修習生向け弁護修習アドバイス1ー予めメモを作るメリット

この記事を投稿する2週間後くらいには71期の実務修習が始まるとのことなので,今回は修習生向けに記事を投稿しようと思います。
今回のテーマは,弁護修習の際に予めメモを作るメリットです。

1.予めメモを作るメリット
弁護士になって私が痛感するのは,「弁護士って,準備がとても大切。」ということです。
私は修習生のとき,弁護修習で起案を一生懸命やっていました。
起案も大事だと思うけれど,私が弁護士になって一番苦しんでいるのは準備です。
裁判官も,メモを作った上で期日に臨んでいる方が散見されます。
修習生の皆様も,打ち合わせや期日に入る前に,予めどんなことをするか,相手がこう来たらどう返すか,を想定してメモを作って臨むと,実務に出た後かなり捗るのではないでしょうか。
知識の整備及び習得というメリットもあるのですが,準備することを今から習慣化することも,弁護士をやる上で大きなメリットだと思います。

2.メモのサンプル
とはいえ,いきなりメモと言われても,どうしたらいいか分からないかもしれません。
一例として,私が刑事事件のときに作っている期日のメモのサンプルを示します。
ただし,これはあくまで私が作ったサンプルです。
もっと有能な弁護士が作った,もっと有能なサンプルがあると思います。
修習先など色々な弁護士から,どういう準備をしているかという情報を集めた方がいいでしょう。

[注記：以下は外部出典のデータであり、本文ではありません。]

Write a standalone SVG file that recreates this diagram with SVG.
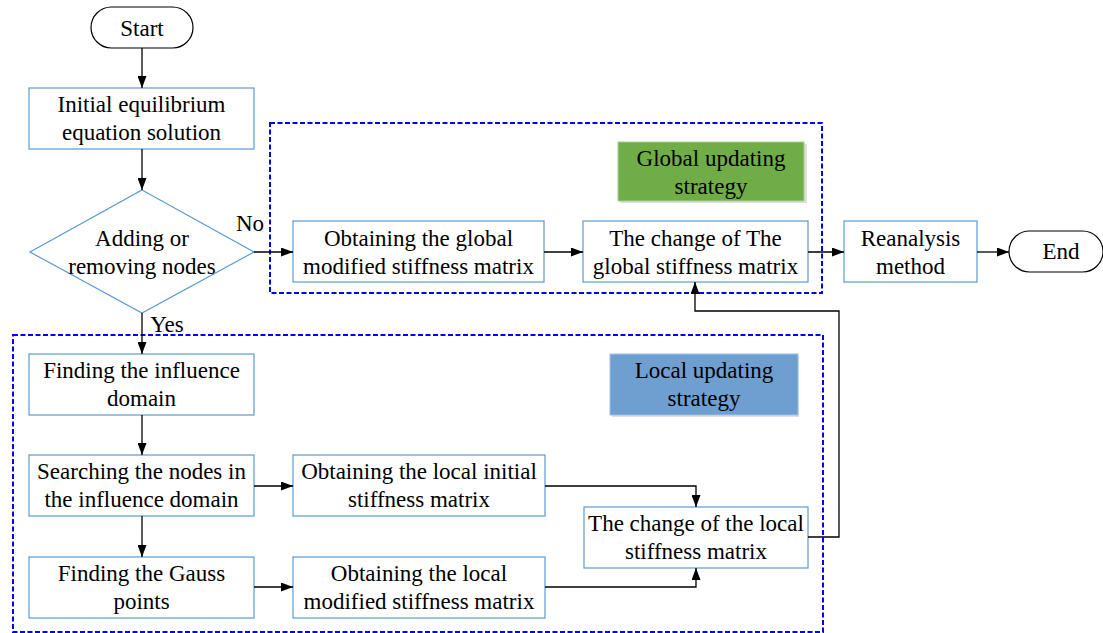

以下は,検察官が余罪に言及してくるであろう事件で1回結審を求めるという架空の事例で,私が作成するであろうメモです。
私なりに,「検察官や裁判官がこう来たらこうしよう。」と考えているのが伝わると幸いです。

・冒頭手続
・罪状認否
  A=間違いありません
  B=公訴事実に争いはありません。

・冒頭陳述
※検察官が余罪について言及していたら,「余罪を立証しようとするものであり,許されない。」と異議出す。

・証拠意見  ※意見書3通持参
 ・乙●号証(調書)につき,322条で請求されたら,「犯罪事実の外についての記載であるから,「不利益な事実」に該当せず,また特に信用すべき情況の下にされたものではないから,要件を満たさない。」と述べる。
 ・乙●号証(前科の判決)につき,323条1号で請求されたら,「323条1号該当性は争わないが,前科の存在は前科調書で足りるから,必要性がない。」と述べる。

・書証取調べ
・弁号証請求
 ・弁●号証については「●●により業務の通常の過程において作成された書面であるといえるので,323条2号で請求します。」と述べる。
・要旨の告知
・AQ
・論告,弁論,最終意見陳述 ※弁論4通持参
 322で供述調書採用されてしまったら,規則207条での排除も求める。